--- Start of Material shown ---
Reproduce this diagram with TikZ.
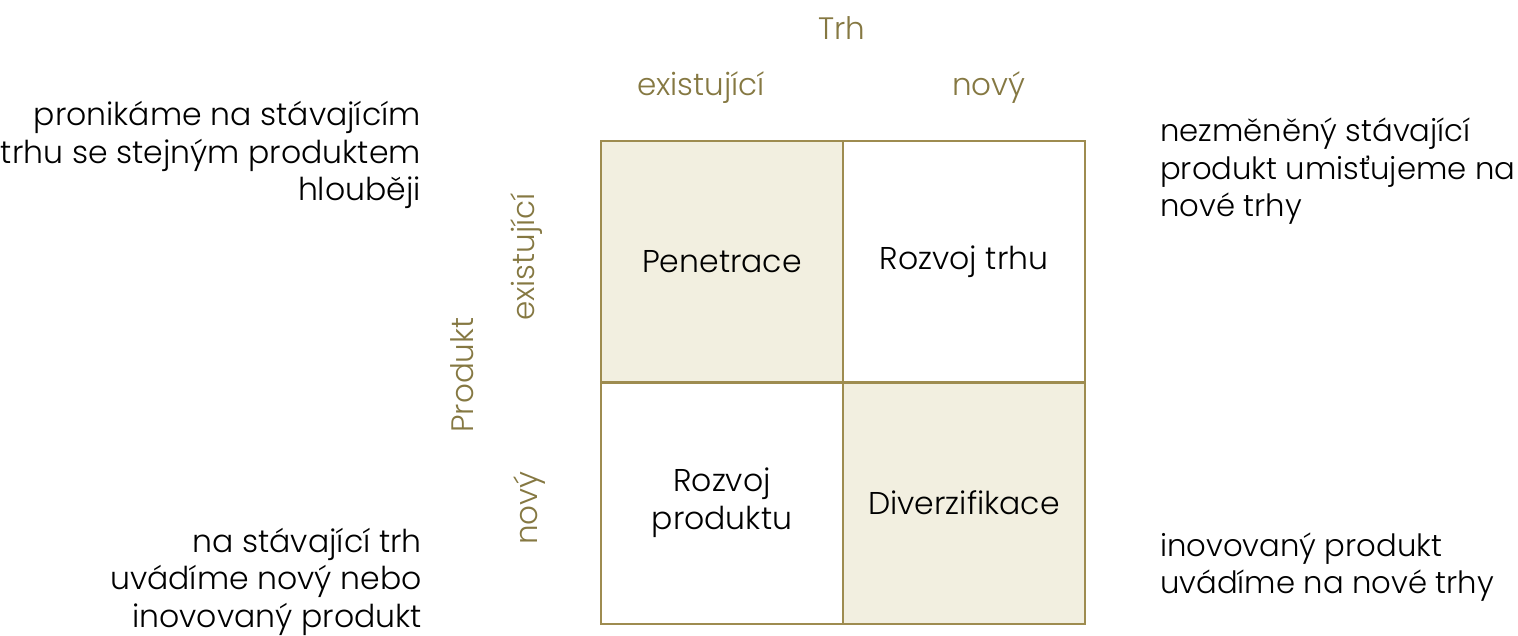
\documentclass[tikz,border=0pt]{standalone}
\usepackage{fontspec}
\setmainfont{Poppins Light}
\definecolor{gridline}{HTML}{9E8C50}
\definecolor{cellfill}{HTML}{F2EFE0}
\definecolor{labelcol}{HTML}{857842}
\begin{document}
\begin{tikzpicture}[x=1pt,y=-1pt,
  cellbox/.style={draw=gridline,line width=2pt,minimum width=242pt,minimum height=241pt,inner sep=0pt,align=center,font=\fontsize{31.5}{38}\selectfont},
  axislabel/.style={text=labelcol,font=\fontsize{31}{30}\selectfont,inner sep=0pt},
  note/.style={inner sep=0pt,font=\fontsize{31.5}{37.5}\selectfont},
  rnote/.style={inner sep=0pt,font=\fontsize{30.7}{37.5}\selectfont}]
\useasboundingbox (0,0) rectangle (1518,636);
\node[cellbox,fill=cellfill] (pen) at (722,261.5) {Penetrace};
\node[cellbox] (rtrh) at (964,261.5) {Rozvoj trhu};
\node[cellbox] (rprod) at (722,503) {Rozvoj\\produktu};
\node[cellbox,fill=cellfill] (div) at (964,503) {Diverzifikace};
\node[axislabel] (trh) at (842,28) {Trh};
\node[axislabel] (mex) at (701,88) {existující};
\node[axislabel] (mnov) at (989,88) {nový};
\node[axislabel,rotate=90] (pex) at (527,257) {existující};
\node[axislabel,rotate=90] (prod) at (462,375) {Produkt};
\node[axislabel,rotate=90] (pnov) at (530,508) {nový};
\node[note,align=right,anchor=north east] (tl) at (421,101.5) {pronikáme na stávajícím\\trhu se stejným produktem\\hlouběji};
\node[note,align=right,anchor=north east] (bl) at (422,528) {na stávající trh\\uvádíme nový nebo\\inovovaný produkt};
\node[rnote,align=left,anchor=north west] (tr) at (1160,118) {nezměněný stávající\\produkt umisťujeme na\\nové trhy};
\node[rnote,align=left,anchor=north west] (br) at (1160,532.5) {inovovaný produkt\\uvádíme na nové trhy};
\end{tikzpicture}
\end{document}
--- End of Material shown ---
--- Start of Material shown ---
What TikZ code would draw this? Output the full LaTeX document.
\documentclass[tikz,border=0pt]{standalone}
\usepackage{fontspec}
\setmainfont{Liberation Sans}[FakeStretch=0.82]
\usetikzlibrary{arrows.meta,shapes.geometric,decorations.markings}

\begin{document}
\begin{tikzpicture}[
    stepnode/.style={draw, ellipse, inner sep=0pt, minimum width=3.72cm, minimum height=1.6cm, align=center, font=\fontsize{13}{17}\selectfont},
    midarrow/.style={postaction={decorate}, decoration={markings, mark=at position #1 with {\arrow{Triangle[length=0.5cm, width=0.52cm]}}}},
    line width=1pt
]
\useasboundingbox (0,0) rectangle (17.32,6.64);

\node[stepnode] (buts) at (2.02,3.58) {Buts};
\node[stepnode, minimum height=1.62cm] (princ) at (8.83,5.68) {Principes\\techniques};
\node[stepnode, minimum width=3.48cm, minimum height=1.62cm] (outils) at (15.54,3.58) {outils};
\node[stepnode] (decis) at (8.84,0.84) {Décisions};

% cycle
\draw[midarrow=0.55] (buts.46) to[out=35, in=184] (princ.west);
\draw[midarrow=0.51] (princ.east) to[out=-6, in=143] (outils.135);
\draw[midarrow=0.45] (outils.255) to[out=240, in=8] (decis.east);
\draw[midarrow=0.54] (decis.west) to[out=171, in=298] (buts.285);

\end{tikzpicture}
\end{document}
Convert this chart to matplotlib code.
--- End of Material shown ---
## Prompt
Reproduce every line from the entries that holds the word "draw".

## Result of this task
  cellbox/.style={draw=gridline,line width=2pt,minimum width=242pt,minimum height=241pt,inner sep=0pt,align=center,font=\fontsize{31.5}{38}\selectfont},
What TikZ code would draw this? Output the full LaTeX document.
    stepnode/.style={draw, ellipse, inner sep=0pt, minimum width=3.72cm, minimum height=1.6cm, align=center, font=\fontsize{13}{17}\selectfont},
\draw[midarrow=0.55] (buts.46) to[out=35, in=184] (princ.west);
\draw[midarrow=0.51] (princ.east) to[out=-6, in=143] (outils.135);
\draw[midarrow=0.45] (outils.255) to[out=240, in=8] (decis.east);
\draw[midarrow=0.54] (decis.west) to[out=171, in=298] (buts.285);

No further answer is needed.